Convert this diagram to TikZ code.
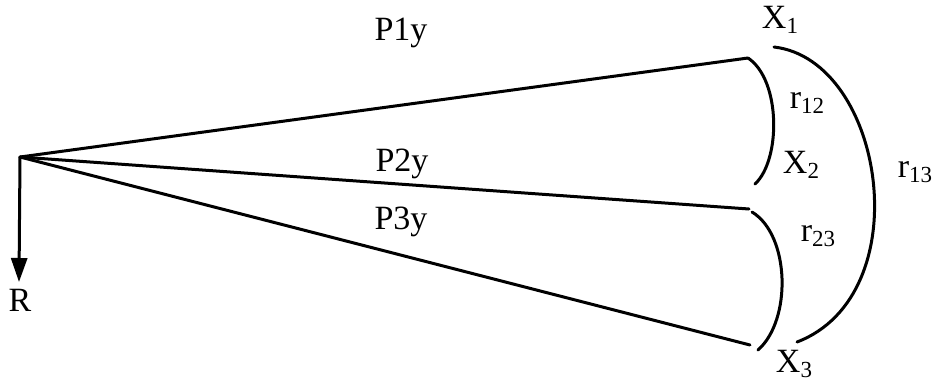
\documentclass[tikz,border=0pt]{standalone}
\usepackage{fontspec}
\setmainfont{Liberation Serif}
\usetikzlibrary{arrows.meta}
\newcommand\subx[1]{\raisebox{-0.35ex}{\fontsize{23}{23}\selectfont #1}}
\tikzset{
  ln/.style={line width=3pt, line cap=round},
  lbl/.style={inner sep=0pt, font=\fontsize{34}{38}\selectfont},
}
\begin{document}
\begin{tikzpicture}[x=1pt,y=-1pt]
\useasboundingbox (0,0) rectangle (939,383);
\coordinate (O) at (20,157);
\coordinate (A1) at (748,58);
\coordinate (A2) at (749,209);
\coordinate (A3) at (750,345);
\coordinate (Rend) at (19,282);
% rays
\draw[ln] (O) -- (A1);
\draw[ln] (O) -- (A2);
\draw[ln] (O) -- (A3);
% down arrow
\draw[line width=3pt, -{Triangle[length=24pt,width=16pt]}] (O) -- (Rend);
% brackets
\draw[ln] (A1) .. controls (781,80) and (781,160) .. (755,184);
\draw[ln] (752,212) .. controls (790,235) and (792,320) .. (758,350);
\draw[ln] (774,47) .. controls (885,60) and (920,295) .. (797,342);
% labels
\node[lbl] (P1) at (401,33) {P1y};
\node[lbl] (P2) at (402,164) {P2y};
\node[lbl] (P3) at (401,222) {P3y};
\node[lbl] (R) at (20,300) {R};
\node[lbl] (X1) at (780,20) {X\subx{1}};
\node[lbl] (X2) at (801,165) {X\subx{2}};
\node[lbl] (X3) at (794,364) {X\subx{3}};
\node[lbl] (r12) at (807,103) {r\subx{12}};
\node[lbl] (r23) at (818,236) {r\subx{23}};
\node[lbl] (r13) at (915,172) {r\subx{13}};
\end{tikzpicture}
\end{document}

──────────────────────────────

Set the pictures aside and transcribe the data above exactly.

Convert this diagram to TikZ code.
\documentclass[tikz,border=0pt]{standalone}
\usepackage{fontspec}
\setmainfont{Liberation Serif}
\usetikzlibrary{arrows.meta}
\newcommand\subx[1]{\raisebox{-0.35ex}{\fontsize{23}{23}\selectfont #1}}
\tikzset{
  ln/.style={line width=3pt, line cap=round},
  lbl/.style={inner sep=0pt, font=\fontsize{34}{38}\selectfont},
}
\begin{document}
\begin{tikzpicture}[x=1pt,y=-1pt]
\useasboundingbox (0,0) rectangle (939,383);
\coordinate (O) at (20,157);
\coordinate (A1) at (748,58);
\coordinate (A2) at (749,209);
\coordinate (A3) at (750,345);
\coordinate (Rend) at (19,282);
% rays
\draw[ln] (O) -- (A1);
\draw[ln] (O) -- (A2);
\draw[ln] (O) -- (A3);
% down arrow
\draw[line width=3pt, -{Triangle[length=24pt,width=16pt]}] (O) -- (Rend);
% brackets
\draw[ln] (A1) .. controls (781,80) and (781,160) .. (755,184);
\draw[ln] (752,212) .. controls (790,235) and (792,320) .. (758,350);
\draw[ln] (774,47) .. controls (885,60) and (920,295) .. (797,342);
% labels
\node[lbl] (P1) at (401,33) {P1y};
\node[lbl] (P2) at (402,164) {P2y};
\node[lbl] (P3) at (401,222) {P3y};
\node[lbl] (R) at (20,300) {R};
\node[lbl] (X1) at (780,20) {X\subx{1}};
\node[lbl] (X2) at (801,165) {X\subx{2}};
\node[lbl] (X3) at (794,364) {X\subx{3}};
\node[lbl] (r12) at (807,103) {r\subx{12}};
\node[lbl] (r23) at (818,236) {r\subx{23}};
\node[lbl] (r13) at (915,172) {r\subx{13}};
\end{tikzpicture}
\end{document}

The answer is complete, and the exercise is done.